Show other friends where you’ve been and where you want to go - it’s a conversation starter!
Show your loyalty to a place or business.
These are the main features we decided on as a team for the MVP of Pocket
Grow on your own.
Adapt to your lifestyle.
Your map offers personality based recommendations for finding your next spot, while keeping track of your past adventures.
Explore your own space.
On your own terms.
Pocket will match you with the perfect places to spend your time, aligning with your mood, interests, and free time.
Step outside your comfort zone.
Meet others along the way.
By merging your interests with your friends, Pocket is the best solution for planning activities that everyone feels involved in.
Find your style.
Choose your theme.
Show off your flair with customized map designs. Everyone’s different, and your map can be too.
Explore all day...
And all night.
The dynamic light-dark themes ensure that your next adventure will always be easy on the eyes.
Access pocket anywhere.
On any device.
Pocket is accessible through mobile and desktop devices; Discover from anywhere at any time.
In onboarding , uses can create an account or sign in with Facebook, Google, or Apple. Pocket gives an overview on how location data will be used. From there, the user can add friends through Facebook. After the account setup, a short, optional, personality quiz is given to help with the first set of recommendations.
The home page is constantly being generated with tailored content for the user based on their likes and needs.
Map & Wishlist
My map is used to capture a user’s favorite spot that can be shared with friends or saved just for you. Maps can be displayed on a map or in a list view depending on the user's preference. Users can easily save places they wish to go to their wishlist.
With mixed map, the user can view their friends map and overlay their own to find places both would enjoy. Mixed maps are not confined to just 2 people. Users can add friends to mixed maps. The days of "I don't know, what do you want to do?" are over.
Sharing With Friends
Sharing places with friends is easy with Pocket. Users can drag locations to a friend's icon to share. Locations can be shared outside of pocket through airdrop and text message.

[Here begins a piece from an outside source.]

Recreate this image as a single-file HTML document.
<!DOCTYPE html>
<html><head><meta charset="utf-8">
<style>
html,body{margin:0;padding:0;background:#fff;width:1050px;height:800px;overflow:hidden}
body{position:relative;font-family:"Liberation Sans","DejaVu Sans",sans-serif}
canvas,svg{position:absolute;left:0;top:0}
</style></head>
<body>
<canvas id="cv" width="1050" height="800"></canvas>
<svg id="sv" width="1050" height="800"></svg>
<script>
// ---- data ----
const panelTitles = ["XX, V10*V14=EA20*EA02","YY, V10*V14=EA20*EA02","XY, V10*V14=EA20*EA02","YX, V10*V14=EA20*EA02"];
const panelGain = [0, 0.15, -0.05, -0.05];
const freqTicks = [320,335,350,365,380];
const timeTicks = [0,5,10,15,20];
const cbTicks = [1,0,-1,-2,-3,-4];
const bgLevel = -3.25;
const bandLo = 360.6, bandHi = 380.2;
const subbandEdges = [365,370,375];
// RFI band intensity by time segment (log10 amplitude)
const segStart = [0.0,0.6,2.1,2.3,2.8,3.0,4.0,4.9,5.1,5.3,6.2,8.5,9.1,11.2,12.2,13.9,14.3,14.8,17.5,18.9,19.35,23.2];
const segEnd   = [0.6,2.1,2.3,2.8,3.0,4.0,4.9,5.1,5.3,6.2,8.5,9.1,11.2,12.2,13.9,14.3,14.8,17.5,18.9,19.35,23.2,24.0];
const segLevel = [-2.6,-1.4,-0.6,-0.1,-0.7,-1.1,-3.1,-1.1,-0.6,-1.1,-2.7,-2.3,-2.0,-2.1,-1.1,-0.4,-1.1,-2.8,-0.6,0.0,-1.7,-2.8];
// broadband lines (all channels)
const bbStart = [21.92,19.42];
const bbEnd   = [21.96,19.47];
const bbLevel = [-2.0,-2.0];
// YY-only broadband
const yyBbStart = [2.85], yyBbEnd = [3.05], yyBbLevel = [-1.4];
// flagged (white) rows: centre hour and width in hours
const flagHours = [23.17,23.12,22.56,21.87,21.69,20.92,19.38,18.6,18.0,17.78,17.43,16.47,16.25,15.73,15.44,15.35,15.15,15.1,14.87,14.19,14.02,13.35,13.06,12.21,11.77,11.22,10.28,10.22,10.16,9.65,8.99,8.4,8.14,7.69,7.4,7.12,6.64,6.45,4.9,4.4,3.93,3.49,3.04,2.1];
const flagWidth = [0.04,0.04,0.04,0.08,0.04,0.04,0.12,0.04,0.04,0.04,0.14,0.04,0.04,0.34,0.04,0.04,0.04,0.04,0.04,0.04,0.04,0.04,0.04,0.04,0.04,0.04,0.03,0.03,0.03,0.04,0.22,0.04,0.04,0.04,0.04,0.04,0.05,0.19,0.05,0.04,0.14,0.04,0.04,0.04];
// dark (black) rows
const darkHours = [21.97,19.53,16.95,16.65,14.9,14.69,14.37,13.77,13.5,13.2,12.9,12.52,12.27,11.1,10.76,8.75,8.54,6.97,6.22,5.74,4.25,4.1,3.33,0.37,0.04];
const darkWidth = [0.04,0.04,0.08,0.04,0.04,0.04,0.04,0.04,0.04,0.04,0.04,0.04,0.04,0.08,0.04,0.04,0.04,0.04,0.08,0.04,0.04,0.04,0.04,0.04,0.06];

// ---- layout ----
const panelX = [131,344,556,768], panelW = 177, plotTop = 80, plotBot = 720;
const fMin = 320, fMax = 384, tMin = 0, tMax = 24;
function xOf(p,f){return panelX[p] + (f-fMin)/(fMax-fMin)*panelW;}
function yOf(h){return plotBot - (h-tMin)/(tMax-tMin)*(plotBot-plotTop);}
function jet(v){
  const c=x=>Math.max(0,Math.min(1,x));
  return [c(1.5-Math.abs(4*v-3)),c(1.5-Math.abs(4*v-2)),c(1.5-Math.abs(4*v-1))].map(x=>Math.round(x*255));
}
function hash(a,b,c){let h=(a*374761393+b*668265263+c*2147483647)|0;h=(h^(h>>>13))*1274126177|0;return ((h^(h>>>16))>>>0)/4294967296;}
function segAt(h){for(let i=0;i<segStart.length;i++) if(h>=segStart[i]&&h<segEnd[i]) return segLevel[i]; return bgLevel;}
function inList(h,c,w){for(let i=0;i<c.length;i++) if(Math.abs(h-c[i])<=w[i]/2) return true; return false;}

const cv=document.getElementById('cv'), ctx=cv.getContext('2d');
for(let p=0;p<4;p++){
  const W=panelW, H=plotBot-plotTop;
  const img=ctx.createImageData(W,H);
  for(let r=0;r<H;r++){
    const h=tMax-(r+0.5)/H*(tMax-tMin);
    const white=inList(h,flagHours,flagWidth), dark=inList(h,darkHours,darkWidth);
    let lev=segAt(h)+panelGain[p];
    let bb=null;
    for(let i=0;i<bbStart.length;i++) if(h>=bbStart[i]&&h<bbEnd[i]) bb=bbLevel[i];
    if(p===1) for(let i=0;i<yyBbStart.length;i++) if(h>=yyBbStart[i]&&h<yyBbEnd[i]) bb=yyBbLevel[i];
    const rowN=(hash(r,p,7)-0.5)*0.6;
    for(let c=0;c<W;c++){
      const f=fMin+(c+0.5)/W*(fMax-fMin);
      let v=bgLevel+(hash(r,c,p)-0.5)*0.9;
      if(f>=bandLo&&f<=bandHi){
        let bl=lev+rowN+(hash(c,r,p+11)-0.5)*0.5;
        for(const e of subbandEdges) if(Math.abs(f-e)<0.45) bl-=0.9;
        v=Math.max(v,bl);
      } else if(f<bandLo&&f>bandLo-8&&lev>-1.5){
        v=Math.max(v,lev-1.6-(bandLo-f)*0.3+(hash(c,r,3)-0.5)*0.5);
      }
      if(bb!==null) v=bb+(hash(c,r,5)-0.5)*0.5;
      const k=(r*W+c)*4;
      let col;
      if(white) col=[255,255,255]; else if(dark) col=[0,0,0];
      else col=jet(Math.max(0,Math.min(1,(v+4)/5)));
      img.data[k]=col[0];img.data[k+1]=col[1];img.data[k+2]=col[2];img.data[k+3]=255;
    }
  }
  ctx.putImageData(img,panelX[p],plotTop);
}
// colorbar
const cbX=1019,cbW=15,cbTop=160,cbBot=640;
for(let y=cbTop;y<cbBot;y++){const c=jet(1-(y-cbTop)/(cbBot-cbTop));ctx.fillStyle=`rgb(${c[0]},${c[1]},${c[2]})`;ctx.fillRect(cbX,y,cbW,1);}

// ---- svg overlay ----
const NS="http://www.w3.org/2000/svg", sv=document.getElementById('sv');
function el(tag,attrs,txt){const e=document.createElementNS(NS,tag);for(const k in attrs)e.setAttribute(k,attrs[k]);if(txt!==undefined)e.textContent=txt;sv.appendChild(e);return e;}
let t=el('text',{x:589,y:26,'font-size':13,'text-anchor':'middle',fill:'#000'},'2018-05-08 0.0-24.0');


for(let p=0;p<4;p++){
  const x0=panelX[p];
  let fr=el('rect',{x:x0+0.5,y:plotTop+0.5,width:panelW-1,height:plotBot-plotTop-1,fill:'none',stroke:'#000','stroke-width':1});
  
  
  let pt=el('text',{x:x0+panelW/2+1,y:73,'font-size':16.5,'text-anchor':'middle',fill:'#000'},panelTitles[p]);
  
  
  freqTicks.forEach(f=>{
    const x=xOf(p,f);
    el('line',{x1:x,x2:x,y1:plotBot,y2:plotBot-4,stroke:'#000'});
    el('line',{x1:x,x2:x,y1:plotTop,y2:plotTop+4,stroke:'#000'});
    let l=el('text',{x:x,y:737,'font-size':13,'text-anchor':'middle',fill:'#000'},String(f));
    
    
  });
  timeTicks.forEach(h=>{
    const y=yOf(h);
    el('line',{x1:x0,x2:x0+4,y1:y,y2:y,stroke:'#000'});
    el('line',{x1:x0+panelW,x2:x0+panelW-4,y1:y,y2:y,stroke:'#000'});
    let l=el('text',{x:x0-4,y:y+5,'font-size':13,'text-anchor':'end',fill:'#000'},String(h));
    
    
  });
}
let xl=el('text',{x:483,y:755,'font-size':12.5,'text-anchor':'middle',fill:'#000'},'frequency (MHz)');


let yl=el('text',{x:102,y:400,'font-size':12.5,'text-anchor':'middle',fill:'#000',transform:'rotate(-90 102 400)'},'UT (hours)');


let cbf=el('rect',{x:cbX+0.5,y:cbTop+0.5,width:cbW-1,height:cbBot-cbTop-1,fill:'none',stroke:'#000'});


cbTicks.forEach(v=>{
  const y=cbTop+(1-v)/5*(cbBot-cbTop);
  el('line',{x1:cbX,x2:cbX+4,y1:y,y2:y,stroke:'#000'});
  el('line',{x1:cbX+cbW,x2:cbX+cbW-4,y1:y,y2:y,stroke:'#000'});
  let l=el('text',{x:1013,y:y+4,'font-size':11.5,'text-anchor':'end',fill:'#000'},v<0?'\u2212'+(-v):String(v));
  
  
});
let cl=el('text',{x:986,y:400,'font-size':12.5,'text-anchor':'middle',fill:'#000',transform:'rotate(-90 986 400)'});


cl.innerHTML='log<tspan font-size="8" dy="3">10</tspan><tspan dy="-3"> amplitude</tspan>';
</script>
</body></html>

Pocket is a mobile and cloud based product. Users can permanently access their map through the mobile application, and can additionally access it from any desktop, tablet, or mobile device.
This was one of the largest projects I have worked on. We started off with a large problem space of going through change and narrowed it down to relocation. Kicking off with such a large problem space slowed us down in the beginning. I would start scoping earlier. Scoping and starting an in-depth competitive analysis at an earlier stage would have helped us define our MVP.
We started this project in person and finished senior studio online. Daily stand ups over video call were a lifesaver. Thanks to Figma, Google Drive, Zoom and WhatsApp, the transition was not too bad. It was still a test of communication to finish your senior capstone project in quarantine.